In reaction to the widespread pursuit of Abstract Expressionism in the late 1940s and early 1950s, several avant-garde artists in the San Francisco Bay Area began to reengage with the visible world, applying the gestural style of action painting to depictions of people, landscapes, and still lifes. Two such artists were Paul Wonner (1920–2008) and William “Theophilus” Brown (1919–2012), who met at the University of California, Berkeley, and stayed together for 56 years. Together, the couple aligned themselves with this new direction and became leading practitioners of the style known today as Bay Area Figuration. Throughout their lives, Wonner and Brown broke the rules of the times, professionally in their choice of subject matter, technique, and style, and personally as they lived openly as a couple despite the private and professional consequences. 
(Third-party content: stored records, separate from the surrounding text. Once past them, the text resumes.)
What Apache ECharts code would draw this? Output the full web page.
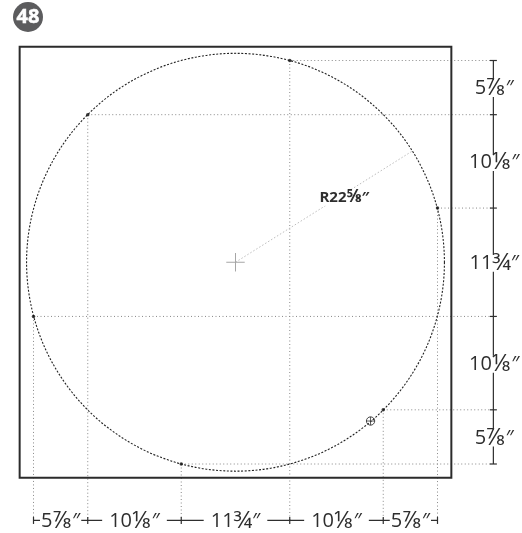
<!DOCTYPE html>
<html>
<head>
<meta charset="utf-8">
<style>
  html, body { margin: 0; padding: 0; background: #fff; }
  #main { width: 522px; height: 533px; }
</style>
<script src="https://cdn.jsdelivr.net/npm/echarts@6/dist/echarts.min.js"></script>
</head>
<body>
<div id="main"></div>
<script>
// everything is in inches, origin at the lower left hole station
const stations = [0, 5.875, 16, 27.75, 37.875, 43.75]
const spanLabels = ['5⅞″', '10⅛″', '11¾″', '10⅛″', '5⅞″']
const holes = [[0, 16], [5.875, 37.875], [16, 0], [27.75, 43.75], [37.875, 5.875], [43.75, 27.75]]
const center = [21.875, 21.875]
const radius = 22.625
const radiusAngle = 32.2
const radiusLabel = 'R22⅝″'
const datum = [36.5, 4.66]
const frame = [-1.5, -1.5, 45.25, 45.25]
const rightDimX = 49.8
const bottomDimY = -6.12
const badgeText = '48'

const font = '"Open Sans", "Noto Sans", sans-serif'
const inkColor = '#2e2e2e'

let myChart = echarts.init(document.getElementById('main'))

// dotted extension lines, hole to dimension line
let extLines = []
holes.forEach(h => {
  extLines.push([h[0], h[1], h[0], bottomDimY])
  extLines.push([h[0], h[1], rightDimX - 0.3, h[1]])
})

// dimension lines and their ticks
let dimLines = [
  [rightDimX, stations[0], rightDimX, stations[5]],
  [stations[0], bottomDimY, stations[5], bottomDimY]
]
stations.forEach(s => {
  dimLines.push([rightDimX - 0.38, s, rightDimX + 0.38, s])
  dimLines.push([s, bottomDimY - 0.38, s, bottomDimY + 0.38])
})

let spanText = []
spanLabels.forEach((t, i) => {
  let mid = (stations[i] + stations[i + 1]) / 2
  spanText.push({ value: [rightDimX + 0.1, mid], label: t, pad: 1 })
  // the inner bottom labels leave a wider gap in the line
  spanText.push({ value: [mid, bottomDimY], label: t, pad: (i === 0 || i === 4) ? 1 : 7 })
})

let angle = radiusAngle * Math.PI / 180
let radiusEnd = [center[0] + radius * Math.cos(angle), center[1] + radius * Math.sin(angle)]

// "5⅞″" -> whole part, oversized fraction glyph, inch mark
function richLabel(t) {
  let m = t.match(/^(R?\d+)(.)(″)$/)
  return '{w|' + m[1] + '}{f|' + m[2] + '}{q|' + m[3] + '}'
}

function segmentSeries(data, color, width, dash, z) {
  return {
    type: 'custom',
    coordinateSystem: 'cartesian2d',
    silent: true,
    z: z,
    data: data,
    renderItem(params, api) {
      let a = api.coord([api.value(0), api.value(1)])
      let b = api.coord([api.value(2), api.value(3)])
      return {
        type: 'line',
        shape: { x1: a[0], y1: a[1], x2: b[0], y2: b[1] },
        style: { stroke: color, lineWidth: width, lineDash: dash }
      }
    }
  }
}

function circleSeries(data, color, width, dash, z) {
  return {
    type: 'custom',
    coordinateSystem: 'cartesian2d',
    silent: true,
    z: z,
    data: data,
    renderItem(params, api) {
      let c = api.coord([api.value(0), api.value(1)])
      let r = api.size([api.value(2), 0])[0]
      return {
        type: 'circle',
        shape: { cx: c[0], cy: c[1], r: r },
        style: { fill: 'none', stroke: color, lineWidth: width, lineDash: dash }
      }
    }
  }
}

function textSeries(data, weight, size, fracSize, z) {
  return {
    type: 'custom',
    coordinateSystem: 'cartesian2d',
    silent: true,
    z: z,
    data: data,
    renderItem(params, api) {
      let item = data[params.dataIndex]
      let c = api.coord(item.value)
      return {
        type: 'text',
        x: c[0],
        y: c[1] + 1,
        style: {
          text: richLabel(item.label),
          fill: inkColor,
          align: 'center',
          verticalAlign: 'middle',
          backgroundColor: '#fff',
          padding: [0, item.pad],
          rich: {
            w: { font: weight + ' ' + size + 'px ' + font, fill: inkColor, lineHeight: 17 },
            f: { font: weight + ' ' + fracSize + 'px ' + font, fill: inkColor, lineHeight: 17 },
            q: { font: weight + ' ' + size + 'px ' + font, fill: inkColor, lineHeight: 17 }
          }
        }
      }
    }
  }
}

let option = {
  animation: false,
  backgroundColor: '#fff',
  grid: { left: 33.5, top: 60.5, width: 404, height: 403.5 },
  xAxis: { type: 'value', min: 0, max: 43.75, show: false },
  yAxis: { type: 'value', min: 0, max: 43.75, show: false },
  graphic: [
    { type: 'circle', shape: { cx: 28, cy: 17, r: 15 }, style: { fill: '#5c5c5e' } },
    {
      type: 'text', x: 28, y: 17,
      style: {
        text: badgeText, font: 'bold 20px ' + font, fill: '#fff',
        stroke: '#fff', lineWidth: 0.5,
        align: 'center', verticalAlign: 'middle'
      }
    }
  ],
  series: [
    // outer frame
    {
      type: 'custom',
      coordinateSystem: 'cartesian2d',
      silent: true,
      z: 2,
      data: [frame],
      renderItem(params, api) {
        let a = api.coord([api.value(0), api.value(3)])
        let b = api.coord([api.value(2), api.value(1)])
        return {
          type: 'rect',
          shape: { x: a[0], y: a[1], width: b[0] - a[0], height: b[1] - a[1] },
          style: { fill: 'none', stroke: '#2b2b2b', lineWidth: 2 }
        }
      }
    },
    segmentSeries(extLines, '#888888', 1, [1, 2.5], 1),
    segmentSeries([[center[0], center[1], radiusEnd[0], radiusEnd[1]]], '#bdbdbd', 1, [1.5, 2], 1),
    // centre cross
    segmentSeries([
      [center[0] - 1, center[1], center[0] + 1, center[1]],
      [center[0], center[1] - 1, center[0], center[1] + 1]
    ], '#a6a6a6', 1, null, 2),
    circleSeries([[center[0], center[1], radius]], '#222', 1.1, [2, 1.6], 3),
    segmentSeries(dimLines, inkColor, 1.2, null, 3),
    // datum symbol
    circleSeries([[datum[0], datum[1], 0.45]], '#333', 0.9, null, 4),
    segmentSeries([
      [datum[0] - 0.45, datum[1], datum[0] + 0.45, datum[1]],
      [datum[0], datum[1] - 0.45, datum[0], datum[1] + 0.45]
    ], '#333', 0.8, null, 4),
    {
      type: 'scatter',
      silent: true,
      z: 5,
      symbol: 'circle',
      symbolSize: 3.5,
      itemStyle: { color: '#111' },
      data: holes
    },
    textSeries(spanText, 'normal', 20, 24, 6),
    textSeries([{ value: [center[0] + 11.8, center[1] + 7.15], label: radiusLabel, pad: 1 }], 'bold', 15, 17, 6)
  ]
}

myChart.setOption(option)
</script>
</body>
</html>
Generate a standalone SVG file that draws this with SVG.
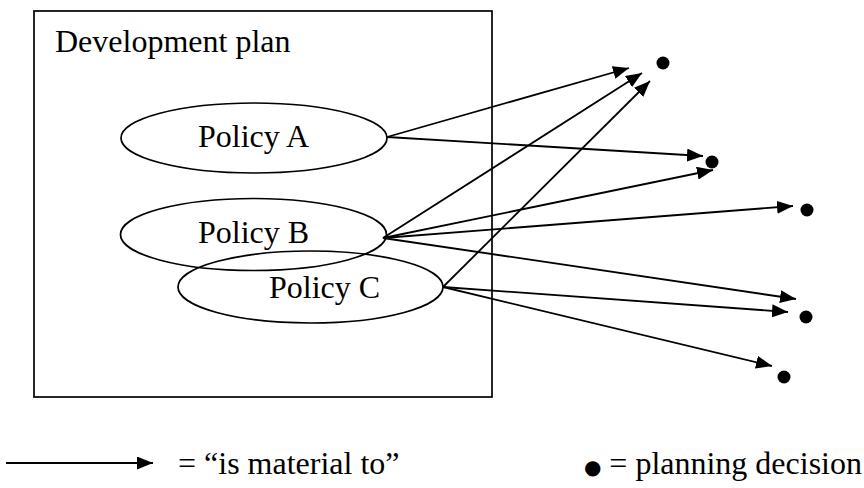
<svg xmlns="http://www.w3.org/2000/svg" width="864" height="488" viewBox="0 0 864 488">
<style>
.t{font-family:"Liberation Serif","Times New Roman",serif;font-size:32px;fill:#000}
.s{fill:none;stroke:#000;stroke-width:1.7}
.c{stroke:#000;stroke-width:1.8;fill:none;marker-end:url(#ah)}
.d{fill:#000}
</style>
<defs>
<marker id="ah" markerUnits="userSpaceOnUse" viewBox="0 0 16 13" markerWidth="16" markerHeight="13" refX="16" refY="6.5" orient="auto">
<path d="M0,0 L16,6.5 L0,13 z" fill="#000"/>
</marker>
</defs>
<g id="plan">
<rect class="s" x="34" y="11" width="458" height="386"/>
<text class="t" x="55" y="52">Development plan</text>
</g>
<g id="policyA">
<ellipse class="s" cx="254" cy="138" rx="133" ry="35"/>
<text class="t" x="198" y="147">Policy A</text>
</g>
<g id="policyB">
<ellipse class="s" cx="253.5" cy="234.5" rx="133" ry="36"/>
<text class="t" x="198" y="243">Policy B</text>
</g>
<g id="policyC">
<ellipse class="s" cx="310.5" cy="287" rx="132.5" ry="36"/>
<text class="t" x="269" y="298">Policy C</text>
</g>
<g id="decisions">
<circle class="d" cx="663" cy="63" r="6.5"/>
<circle class="d" cx="712" cy="162" r="6.5"/>
<circle class="d" cx="807" cy="210" r="6.5"/>
<circle class="d" cx="806" cy="317" r="6.5"/>
<circle class="d" cx="784" cy="377" r="6.5"/>
</g>
<g id="connectors">
<line class="c" x1="387" y1="137" x2="629" y2="68"/>
<line class="c" x1="387" y1="137" x2="703" y2="156"/>
<line class="c" x1="383" y1="238" x2="642" y2="73"/>
<line class="c" x1="383" y1="238" x2="713" y2="170"/>
<line class="c" x1="383" y1="238" x2="793" y2="206"/>
<line class="c" x1="383" y1="238" x2="796" y2="299"/>
<line class="c" x1="443" y1="287" x2="650" y2="81"/>
<line class="c" x1="443" y1="287" x2="788" y2="312"/>
<line class="c" x1="443" y1="287" x2="772" y2="366"/>
</g>
<g id="legend">
<line class="c" x1="6" y1="463" x2="153" y2="463"/>
<text class="t" x="178" y="474">= “is material to”</text>
<text class="t" x="862" y="474" text-anchor="end"><tspan font-family="DejaVu Sans" font-size="20">●</tspan> = planning decision</text>
</g>
</svg>
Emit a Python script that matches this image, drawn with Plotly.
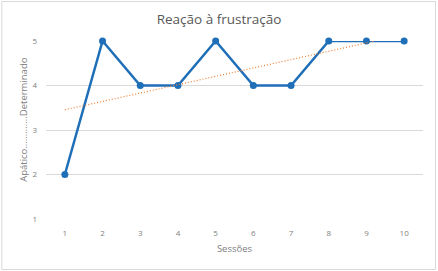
import numpy as np
import plotly.graph_objects as go

sessions = [1, 2, 3, 4, 5, 6, 7, 8, 9, 10]
scores = [2, 5, 4, 4, 5, 4, 4, 5, 5, 5]
y_ticks = [1, 2, 3, 4, 5]

# linear trendline (least squares), clipped at axis max 5
slope, intercept = np.polyfit(sessions, scores, 1)
x_end = min(10, (5 - intercept) / slope)
tx = [1, x_end]
ty = [intercept + slope * v for v in tx]

W, H = 438, 271
L, R, T, B = 45.7, 15, 41, 52
pw, ph = W - L - R, H - T - B

fig = go.Figure()
fig.add_trace(go.Scatter(x=sessions, y=scores, mode="lines+markers",
                         line=dict(color="#1f6fb8", width=2.5),
                         marker=dict(color="#1f6fb8", size=7),
                         cliponaxis=False, showlegend=False))
fig.add_trace(go.Scatter(x=tx, y=ty, mode="lines",
                         line=dict(color="#ed7d31", width=1.2, dash="1px,2px"),
                         showlegend=False))

fig.update_layout(
    width=W, height=H,
    margin=dict(l=L, r=R, t=T, b=B),
    paper_bgcolor="white", plot_bgcolor="white",
    font=dict(family="Open Sans, sans-serif", color="#595959"),
    title=dict(text="Reação à frustração", x=0.5, xanchor="center",
               y=1 - 19 / H, yanchor="middle",
               font=dict(size=13.5, color="#595959")),
    xaxis=dict(range=[0.5, 10.5], tickmode="array", tickvals=sessions,
               ticktext=[str(s) for s in sessions],
               showgrid=False, zeroline=False, showline=False,
               tickfont=dict(size=8, color="#808080"), ticks="",
               ticklabelstandoff=8,
               title=dict(text="Sessões", font=dict(size=9.5, color="#808080"), standoff=8)),
    yaxis=dict(range=[1, 5], tickmode="array", tickvals=y_ticks,
               showgrid=True, gridcolor="#d9d9d9", gridwidth=1, zeroline=False,
               showline=False, ticks="",
               tickfont=dict(size=8, color="#808080"),
               ticklabelstandoff=8),
    annotations=[dict(text="Apático.............Determinado", textangle=-90,
                      xref="paper", yref="paper",
                      x=(22.5 - L) / pw, y=(H - B - 119) / ph,
                      xanchor="center", yanchor="middle", showarrow=False,
                      font=dict(size=9.5, color="#808080"))],
    shapes=[dict(type="rect", xref="paper", yref="paper",
                 x0=(1.5 - L) / pw, x1=(435.5 - L) / pw,
                 y0=(H - B - 269.5) / ph, y1=(H - B - 1.5) / ph,
                 line=dict(color="#d9d9d9", width=1), fillcolor="rgba(0,0,0,0)",
                 layer="below")],
)

fig.write_html("out.html")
Over time, in both Southern California and the San Francisco Bay Area, both artists’ works became less gestural and more overtly representational and, in Wonner’s case, increasingly detailed and precise. Brown became best known for his psychologically evocative landscapes with classic bathers, as well as for his lonely urban scenes. Wonner also painted figures but received greatest acclaim for his “baroque” still lifes laden with everyday objects, animals, and flowers. This exhibition, which includes 75 paintings, watercolors, and drawings, showcases all of these genres in the most comprehensive exhibition of the couple’s work to date. 

Breaking the Rules is on view at the Crocker in Sacramento from April 30 through August 27. The exhibition is accompanied by a 240-page catalogue written by Scott A. Shields, PhD, with additional recollections by Matt Gonzalez. After the exhibition closes at the Crocker Art Museum, it travels to the Laguna Art Museum in Laguna Beach, California (October 14, 2023–January 7, 2024), and the Dixon Gallery and Gardens in Memphis, Tennessee (January 28–March 30, 2024).